State Bar Creates Cute Video to Remind Voters to Give Boot to Bad Judges

The State Bar of Arizona has created a short video to remind Tuesday's general-election voters not to blow off the decisions on all those judges on the ballot.

The "Finish the Ballot" cartoon (below) comes at a time when at least two judges in Arizona, including one in Maricopa County, failed to meet minimum quality standards according to this year's Arizona Commission on Judicial Performance Review.

See also: -Arizona Latinos Projected to Have a Bigger Influence in This Year's Election

Rick DeBruhl, State Bar spokesman, says the campaign was planned months before the judicial committee released its findings, and the Bar can't take any official stance on whether individual judges should be retained or not.

At the same time, DeBruhl says that Bar officials hope voters pay attention to the performance reviews and use their knowledge at the polls.

The video explains how judges are chosen through a merit selection process in the state's three biggest counties -- Maricopa, Pinal and Pima -- and then are appointed by the governor.
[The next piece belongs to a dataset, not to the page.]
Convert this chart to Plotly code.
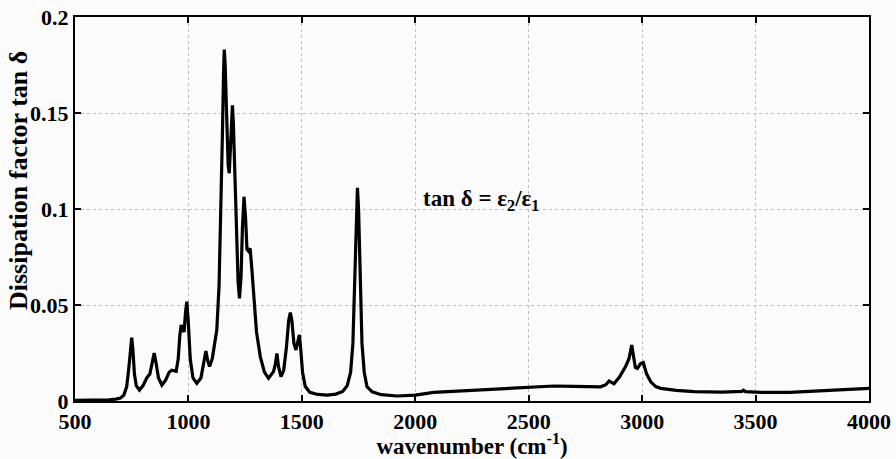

Voters, as you probably know if this isn't your first rodeo, decide whether the judges can serve additional four-year terms. (Six-year terms for appellate judges.)

The video urges viewers to look at the judges' scores before voting.

"High enough -- well, it means thumbs up," the vid's narrator states. "Too low, thumbs down."

Mike Hellon, the commission's chair, told the press earlier this month the review's findings were "historic" and "we never had scores like this before."

View the reports yourself at the commission's website.

The low score of Family Court Judge Benjamin Norris jumps off the page: Out of a perfect score of 29, Norris got three.

A private attorney before being appointed as judge in 2008 by then-Governor Janet Napolitano. As a family-court judge, he's disliked by a number of attorneys who have worked with him and filled out surveys for the performance review. Lawyers gave him bad marks for demeanor, patience, his ability to communicate well with others and knowledge of his work.

Norris did not immediately return a phone message for this article.

Catherine Woods, a Pima County Juvenile Court judge, did almost as poorly, garnering just seven votes by commission members.

Besides looking at the official scores, there are other ways to "finish the ballot" and choose judges to dump or retain. You could vote no on everyone but the women and people with Spanish-sounding names in order to counteract the racists and misogynists doing the opposite. You could vote according to perceived party affiliation, like some Republicans apparently do. Or you could try a "guilt-by-association" tactic, which is what some Democrats have suggested doing to Maricopa County Judge Michael Herrod, husband of right-wing activist Cathy Herrod.

"Finish the Ballot" is just another way of saying your vote really does count.